All three male members of our household love fishing. Actually, the female cat probably would, too. So, this week, I attempted to jump onto the fishing bandwagon with some fishing- themed literacy activities.
This game is as simple as a sensory bin (mixing bowl), with cotton wool, letters and net. As Little scooped the letters out, we practiced the sound, then the ‘real’ name of the letter, and what object or animal we could think of, starting with that initial.
The prevailing thought these days, in the Early Years world, is to just teach the phonetic sound; ‘mmmmmm’, or ‘p’, rather than as we used to say, in the olden days; ‘em’ or ‘pee’. I tend to do both:
“What sound is it? That’s right, it’s mmmm, the letter em, mmmm for Mummy.”
Is it right or wrong? Who knows, Big (aged 5) has never been confused by this method. I guess if a child was finding it tricky, you could stick to the phonetic sound (mmmmm) as that is how they will be taught it later, in school. For anyone interested in reading up on methods for teaching phonics, Read, Write, Inc. and Jolly Phonics are both used widely in settings.
Magnetic letters are cheap and cheerful, and we already had a magnetic fishing rod from another game. I’ve also seen this activity, on Pinterest, but done with a stick, string and paperclip for a fishing rod!
Little is only young, so we kept it short and fun, remembering that small amounts, often is the way forward with any type of learning.
Top tip for letter recognition at home: Keep the activity out for a few days and casually put it down in different rooms at different times; whilst waiting for the bath to run, cooking in the kitchen, outside in the garden, on the sofa…
Often, Little’s confidence starts to build over time,as he gets used to the game, and he’ll start initiating the letter sounds and asking questions, himself:
“Well nearly, that’s actually a g, letter gee, a g for Granny.

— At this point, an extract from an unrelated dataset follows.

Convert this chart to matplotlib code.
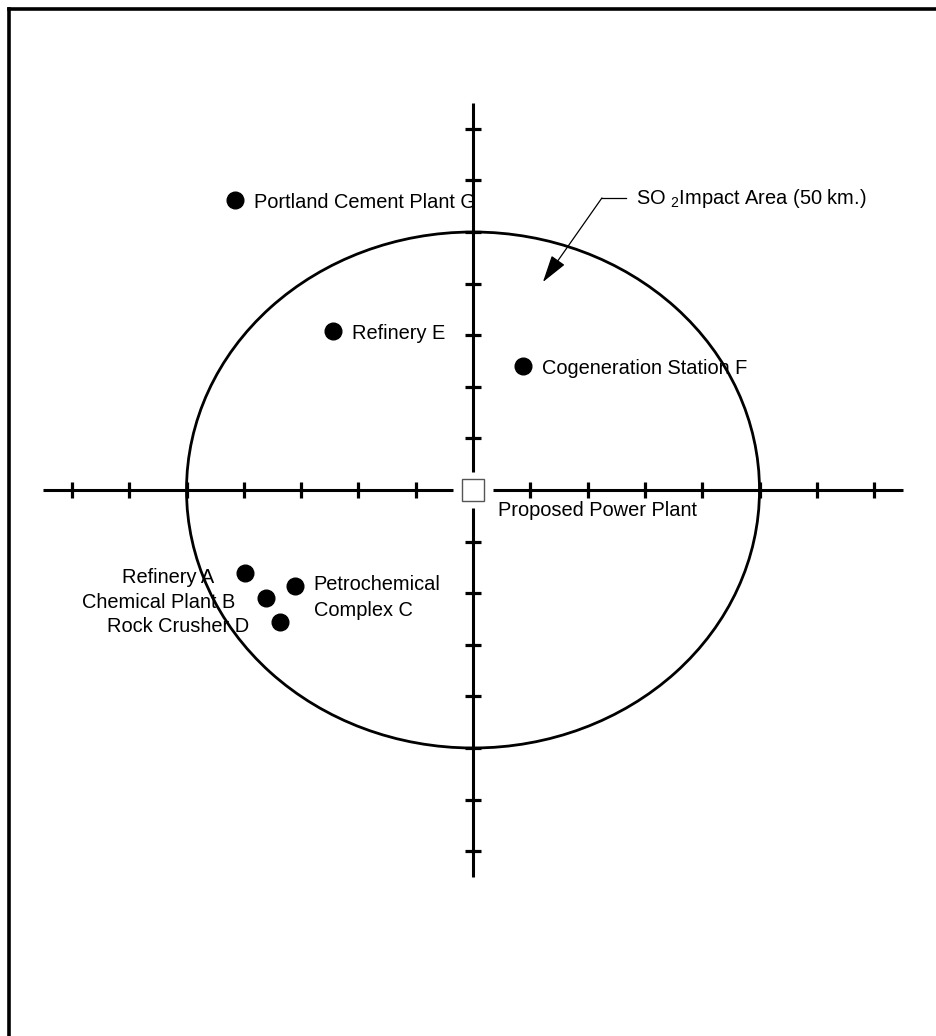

This one over here is an e for elephant. Well done!”
As well as being able to talk about the letters and reinforce the sounds, any chance children have to feel and move letters is useful for their wider understanding of what the shape looks like from different angles; ultimately learning that these shapes make up language, both written and verbal. Sometimes I sit with Little and talk about them, sometimes I back off and let him potter with them. I’m never quite sure about the balance of directed activities to organic, child initiated ones, so these days I just play it by ear and relax! He usually lets me know what he wants to do 😉
At least it is the Easter holidays now, and guess what top of the agenda is?!